● Material:
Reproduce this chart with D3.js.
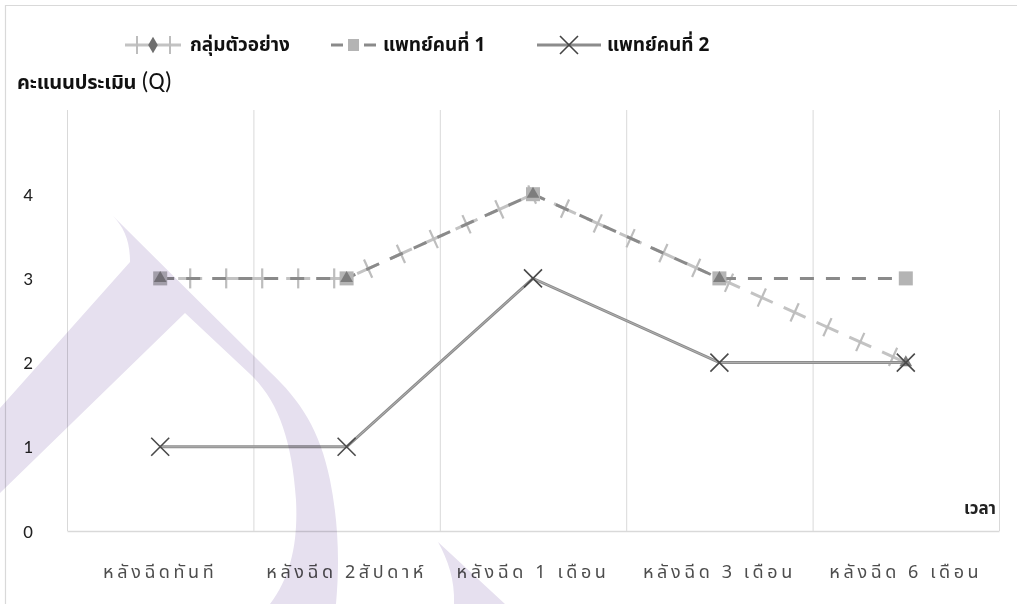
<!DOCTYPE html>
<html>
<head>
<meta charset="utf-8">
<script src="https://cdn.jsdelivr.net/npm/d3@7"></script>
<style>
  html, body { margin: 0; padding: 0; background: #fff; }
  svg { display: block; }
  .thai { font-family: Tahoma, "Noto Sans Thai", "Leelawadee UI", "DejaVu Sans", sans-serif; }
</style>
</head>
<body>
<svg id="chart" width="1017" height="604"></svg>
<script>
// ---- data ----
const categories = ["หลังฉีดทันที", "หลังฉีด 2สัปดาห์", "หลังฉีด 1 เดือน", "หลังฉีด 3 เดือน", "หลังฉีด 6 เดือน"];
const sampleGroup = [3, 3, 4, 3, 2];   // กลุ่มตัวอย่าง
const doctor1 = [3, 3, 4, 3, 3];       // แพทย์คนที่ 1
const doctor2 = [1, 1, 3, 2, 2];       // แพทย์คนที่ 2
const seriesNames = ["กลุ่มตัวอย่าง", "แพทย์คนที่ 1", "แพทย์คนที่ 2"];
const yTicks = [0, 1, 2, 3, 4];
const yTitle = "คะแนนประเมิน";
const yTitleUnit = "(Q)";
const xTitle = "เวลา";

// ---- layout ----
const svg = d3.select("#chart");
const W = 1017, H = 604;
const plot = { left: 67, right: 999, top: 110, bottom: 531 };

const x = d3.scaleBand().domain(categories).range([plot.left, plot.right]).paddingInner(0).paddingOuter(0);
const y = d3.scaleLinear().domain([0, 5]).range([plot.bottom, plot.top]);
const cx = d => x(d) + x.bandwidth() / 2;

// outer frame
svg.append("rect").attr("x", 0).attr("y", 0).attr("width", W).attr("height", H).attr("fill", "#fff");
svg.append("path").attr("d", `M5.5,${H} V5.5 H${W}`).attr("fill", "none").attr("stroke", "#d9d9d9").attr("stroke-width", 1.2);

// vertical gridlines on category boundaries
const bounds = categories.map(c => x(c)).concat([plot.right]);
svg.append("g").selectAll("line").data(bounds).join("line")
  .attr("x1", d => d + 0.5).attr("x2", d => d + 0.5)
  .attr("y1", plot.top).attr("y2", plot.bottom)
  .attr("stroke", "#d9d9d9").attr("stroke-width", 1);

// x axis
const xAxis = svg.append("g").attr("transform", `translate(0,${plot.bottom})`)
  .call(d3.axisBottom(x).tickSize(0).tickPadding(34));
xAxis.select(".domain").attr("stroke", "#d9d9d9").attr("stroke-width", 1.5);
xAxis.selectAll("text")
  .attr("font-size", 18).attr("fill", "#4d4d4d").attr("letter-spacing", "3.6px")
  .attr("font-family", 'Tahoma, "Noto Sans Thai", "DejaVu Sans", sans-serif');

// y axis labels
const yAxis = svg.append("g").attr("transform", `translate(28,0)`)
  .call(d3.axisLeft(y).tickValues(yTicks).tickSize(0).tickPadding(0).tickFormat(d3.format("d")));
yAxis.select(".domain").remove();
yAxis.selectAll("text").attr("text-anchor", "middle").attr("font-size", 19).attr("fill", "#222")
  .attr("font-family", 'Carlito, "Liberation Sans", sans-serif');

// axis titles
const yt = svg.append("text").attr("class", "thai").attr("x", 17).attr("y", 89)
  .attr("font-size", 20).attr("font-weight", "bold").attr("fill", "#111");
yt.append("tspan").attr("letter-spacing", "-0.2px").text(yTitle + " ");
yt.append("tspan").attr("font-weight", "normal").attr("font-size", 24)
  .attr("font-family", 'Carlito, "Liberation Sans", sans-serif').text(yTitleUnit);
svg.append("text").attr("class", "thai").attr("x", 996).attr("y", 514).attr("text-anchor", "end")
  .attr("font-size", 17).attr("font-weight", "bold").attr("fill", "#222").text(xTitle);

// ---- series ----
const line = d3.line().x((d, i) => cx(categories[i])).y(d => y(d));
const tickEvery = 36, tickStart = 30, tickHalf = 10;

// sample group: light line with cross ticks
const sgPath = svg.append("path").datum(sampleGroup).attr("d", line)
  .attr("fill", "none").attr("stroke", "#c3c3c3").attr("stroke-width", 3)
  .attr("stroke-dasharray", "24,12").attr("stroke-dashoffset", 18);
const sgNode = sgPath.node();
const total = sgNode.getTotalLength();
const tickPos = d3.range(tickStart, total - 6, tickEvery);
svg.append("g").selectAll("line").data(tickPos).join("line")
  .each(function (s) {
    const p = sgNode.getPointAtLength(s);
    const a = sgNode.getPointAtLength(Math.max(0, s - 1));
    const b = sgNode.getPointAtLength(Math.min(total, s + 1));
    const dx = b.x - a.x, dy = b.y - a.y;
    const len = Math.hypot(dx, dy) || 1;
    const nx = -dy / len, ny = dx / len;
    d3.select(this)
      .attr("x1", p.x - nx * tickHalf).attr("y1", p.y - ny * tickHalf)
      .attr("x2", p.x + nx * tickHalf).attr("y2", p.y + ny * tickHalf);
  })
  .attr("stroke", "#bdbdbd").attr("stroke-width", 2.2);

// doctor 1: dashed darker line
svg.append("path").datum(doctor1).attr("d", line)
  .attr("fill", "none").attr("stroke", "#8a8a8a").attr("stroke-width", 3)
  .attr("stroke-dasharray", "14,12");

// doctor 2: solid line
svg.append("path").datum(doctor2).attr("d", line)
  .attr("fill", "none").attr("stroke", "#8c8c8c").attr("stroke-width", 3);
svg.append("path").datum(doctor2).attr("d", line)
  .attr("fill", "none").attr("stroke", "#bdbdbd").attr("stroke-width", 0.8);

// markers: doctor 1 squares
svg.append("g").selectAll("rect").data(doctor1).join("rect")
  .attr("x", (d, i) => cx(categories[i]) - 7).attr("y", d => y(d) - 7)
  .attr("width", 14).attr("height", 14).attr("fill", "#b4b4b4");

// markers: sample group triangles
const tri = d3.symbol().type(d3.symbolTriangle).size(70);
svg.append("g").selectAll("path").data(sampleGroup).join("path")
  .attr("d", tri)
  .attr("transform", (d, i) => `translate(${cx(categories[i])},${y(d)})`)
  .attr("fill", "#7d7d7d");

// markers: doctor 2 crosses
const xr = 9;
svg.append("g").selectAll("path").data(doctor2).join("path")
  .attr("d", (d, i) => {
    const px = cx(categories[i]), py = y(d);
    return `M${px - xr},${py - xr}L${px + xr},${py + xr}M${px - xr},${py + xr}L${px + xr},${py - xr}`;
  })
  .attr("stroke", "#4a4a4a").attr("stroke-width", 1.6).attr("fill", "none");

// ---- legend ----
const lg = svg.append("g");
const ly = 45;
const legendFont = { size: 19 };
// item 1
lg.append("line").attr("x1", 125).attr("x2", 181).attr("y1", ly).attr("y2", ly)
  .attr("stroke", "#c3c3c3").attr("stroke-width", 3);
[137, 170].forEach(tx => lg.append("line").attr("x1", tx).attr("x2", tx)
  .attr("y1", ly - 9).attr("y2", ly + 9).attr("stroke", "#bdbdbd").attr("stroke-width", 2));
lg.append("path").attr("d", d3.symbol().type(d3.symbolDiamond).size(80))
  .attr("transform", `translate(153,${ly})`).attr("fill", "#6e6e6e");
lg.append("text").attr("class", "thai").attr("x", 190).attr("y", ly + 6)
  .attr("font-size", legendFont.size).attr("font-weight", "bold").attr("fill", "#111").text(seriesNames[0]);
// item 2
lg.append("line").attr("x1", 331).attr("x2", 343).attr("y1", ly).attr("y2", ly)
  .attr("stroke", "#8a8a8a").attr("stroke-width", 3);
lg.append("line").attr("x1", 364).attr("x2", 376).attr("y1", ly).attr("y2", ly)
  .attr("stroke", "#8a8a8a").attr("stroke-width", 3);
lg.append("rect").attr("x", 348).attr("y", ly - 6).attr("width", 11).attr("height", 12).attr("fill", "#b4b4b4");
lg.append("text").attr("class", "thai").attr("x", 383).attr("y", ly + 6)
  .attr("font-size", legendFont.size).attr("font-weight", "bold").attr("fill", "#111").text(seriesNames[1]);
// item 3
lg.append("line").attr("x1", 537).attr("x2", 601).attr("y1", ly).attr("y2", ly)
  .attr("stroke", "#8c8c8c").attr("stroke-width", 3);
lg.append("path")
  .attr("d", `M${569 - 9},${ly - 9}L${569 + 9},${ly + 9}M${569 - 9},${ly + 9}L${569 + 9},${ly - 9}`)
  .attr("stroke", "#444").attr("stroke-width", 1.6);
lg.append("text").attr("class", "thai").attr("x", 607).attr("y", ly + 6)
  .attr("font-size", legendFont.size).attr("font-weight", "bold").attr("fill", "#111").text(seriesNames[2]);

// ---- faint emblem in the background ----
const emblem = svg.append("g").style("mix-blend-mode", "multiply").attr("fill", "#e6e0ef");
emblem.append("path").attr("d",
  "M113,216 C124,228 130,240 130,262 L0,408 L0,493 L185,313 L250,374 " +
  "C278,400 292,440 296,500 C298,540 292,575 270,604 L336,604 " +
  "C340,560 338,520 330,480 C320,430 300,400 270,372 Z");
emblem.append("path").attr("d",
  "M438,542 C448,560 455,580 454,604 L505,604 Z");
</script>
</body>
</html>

● Given task: Find all the lines containing "with" in the material, then copy them.

● Solution to this problem:
Reproduce this chart with D3.js.
// sample group: light line with cross ticks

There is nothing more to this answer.